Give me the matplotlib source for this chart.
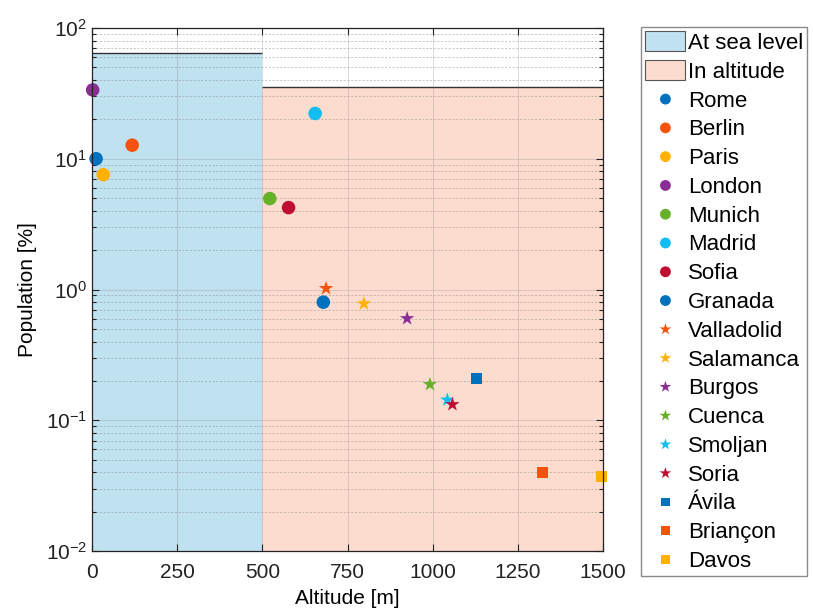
import numpy as np
import matplotlib
matplotlib.use("Agg")
import matplotlib.pyplot as plt

plt.rcParams['font.family'] = ['Liberation Sans', 'DejaVu Sans']
plt.rcParams['mathtext.fontset'] = 'custom'
plt.rcParams['mathtext.rm'] = 'Liberation Sans'
plt.rcParams['mathtext.default'] = 'regular'

# Share of population living at sea level / in altitude (bars)
zone_labels = ['At sea level', 'In altitude']
zone_left = [0, 500]
zone_width = [500, 1000]
zone_share = [64.5, 35.5]
zone_colors = ['#BFE1F0', '#FDDCD0']

# Cities: altitude [m], population [%]
cities = ['Rome', 'Berlin', 'Paris', 'London', 'Munich', 'Madrid', 'Sofia', 'Granada',
          'Valladolid', 'Salamanca', 'Burgos', 'Cuenca', 'Smoljan', 'Soria',
          'Ávila', 'Briançon', 'Davos']
altitude = [12, 118, 33, 2, 522, 655, 577, 679,
            687, 798, 925, 992, 1043, 1058,
            1129, 1323, 1496]
population = [10.0, 12.7, 7.55, 33.6, 4.96, 22.2, 4.23, 0.80,
              1.02, 0.78, 0.60, 0.188, 0.143, 0.132,
              0.208, 0.0398, 0.0373]
markers = ['o'] * 8 + ['*'] * 6 + ['s'] * 3
palette = ['#0072BD', '#F5520E', '#FFB000', '#8B2E94', '#66B02A', '#12BDEF', '#BE0F32']
colors = [palette[i % 7] for i in range(8)] + palette[1:7] + palette[:3]
sizes = {'o': 95, '*': 120, 's': 60}

fig = plt.figure(figsize=(8.13, 6.13), dpi=100)
ax = fig.add_axes([92 / 813, 1 - 551 / 613, 511 / 813, 523 / 613])

handles = []
bottom = 1e-2
for lbl, left, w, h, c in zip(zone_labels, zone_left, zone_width, zone_share, zone_colors):
    b = ax.bar(left, h - bottom, width=w, bottom=bottom, align='edge', color=c,
               edgecolor='#555555', linewidth=0.0, label=lbl, zorder=1)
    ax.hlines(h, left, left + w, color='#333333', linewidth=1.0, zorder=2)
    handles.append(b)

for name, x, y, m, c in zip(cities, altitude, population, markers, colors):
    sc = ax.scatter(x, y, marker=m, s=sizes[m], color=c, edgecolors='none',
                    label=name, zorder=4, clip_on=False)
    handles.append(sc)

ax.set_yscale('log')
ax.set_xlim(0, 1500)
ax.set_ylim(1e-2, 1e2)
ax.set_xticks(np.arange(0, 1501, 250))

ax.set_axisbelow(False)
ax.grid(True, which='major', color='#888888', alpha=0.35, linewidth=0.6, zorder=3)
ax.grid(True, which='minor', axis='y', color='#888888', alpha=0.55,
        linestyle=(0, (2.5, 2)), linewidth=0.6, zorder=3)

ax.tick_params(which='both', direction='in', top=True, right=True, labelsize=15,
               colors='#222222', width=0.8)
ax.tick_params(which='major', length=5)
ax.tick_params(which='minor', length=3)
ax.tick_params(axis='x', pad=9)
for s in ax.spines.values():
    s.set_color('#222222')
    s.set_linewidth(0.9)
    s.set_zorder(5)

ax.set_xlabel('Altitude [m]', fontsize=15, labelpad=5)
ax.set_ylabel('Population [%]', fontsize=15, labelpad=6)

leg = fig.legend(handles=handles, labels=zone_labels + cities,
                 loc='upper left', bbox_to_anchor=(641 / 813, 1 - 27 / 613),
                 fontsize=16, frameon=True, fancybox=False, framealpha=1,
                 edgecolor='#8a8a8a', handlelength=1.8, handleheight=1.0,
                 handletextpad=0.1, labelspacing=0.28, borderpad=0.2,
                 borderaxespad=0, markerscale=0.8)
leg.get_frame().set_linewidth(1.0)
for h in leg.legend_handles[:2]:
    h.set_edgecolor('#555555')
    h.set_linewidth(0.8)

fig.savefig('out.png', dpi=100)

## INSTRUCTION:
Copy exactly the lines running from the beginning of the listing through the line that has "zone_colors = ['#BFE1F0', '#FDDCD0']". Drop the pictures.

## OUTPUT OF THE EXERCISE:
Give me the matplotlib source for this chart.
import numpy as np
import matplotlib
matplotlib.use("Agg")
import matplotlib.pyplot as plt

plt.rcParams['font.family'] = ['Liberation Sans', 'DejaVu Sans']
plt.rcParams['mathtext.fontset'] = 'custom'
plt.rcParams['mathtext.rm'] = 'Liberation Sans'
plt.rcParams['mathtext.default'] = 'regular'

# Share of population living at sea level / in altitude (bars)
zone_labels = ['At sea level', 'In altitude']
zone_left = [0, 500]
zone_width = [500, 1000]
zone_share = [64.5, 35.5]
zone_colors = ['#BFE1F0', '#FDDCD0']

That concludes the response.